Мой старый друг с презрением пишет о комковой демократии. Пожалуйста: не нравятся комки-ларьки, не нравится вся эта приватизация - твое дело, пиши статьи против. Но тогда обязательно пиши, что необходима коммунистическая партия, потому что без нее комки или что-то вроде этого - неизбежны, тогда неси заявление в компартию, пиши, что ты наконец осознал и готов отдать все силы...
Вернуть прежний порядок - значит восстановить прежнюю экономику - прежнюю партию - прежнюю партийно-репрессивную тоталитарную систему. Только самый недалекий человек может мечтать о старой промышленности без партии.
Но, скажут, не так уж и страшно. Жили же? И лучше жили, чем сейчас. Почему не вернуться? В конце концов, ну тоталитаризм; ну не демократия - вот мы попробовали демократии, лучше ли? Кто сказал, что непременно должна быть демократия, ведь ее и в самых демократических странах клянут?

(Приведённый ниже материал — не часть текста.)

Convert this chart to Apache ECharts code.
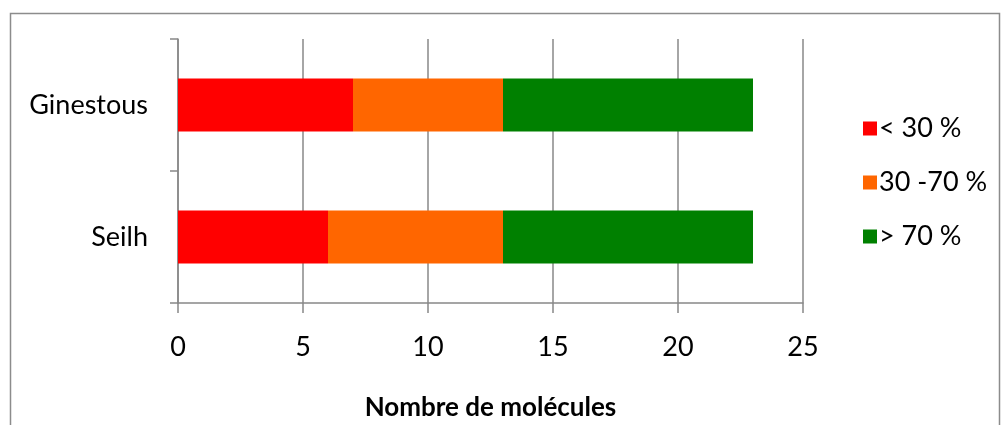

С другой стороны: а может быть, в прошлом нашем, которое нам дорого как детство, и в совкомстрое, который нам был отцом родным и воспитателем, и в партии, которая нас воспитывала, - может, там было еще что-то, а не только та тотальная власть над людьми, позволявшая в срок строить стадионы, грандиозные электростанции, крупную индустрию? Ведь, кроме дисциплины, была еще и идея, и тот же самый стадион строили молодые комсомольцы-добровольцы, охваченные идеей построить если не коммунизм, то хотя бы стадион?
...Еще не все сказано, не вся цепочка перебрана. Еще осталась идея.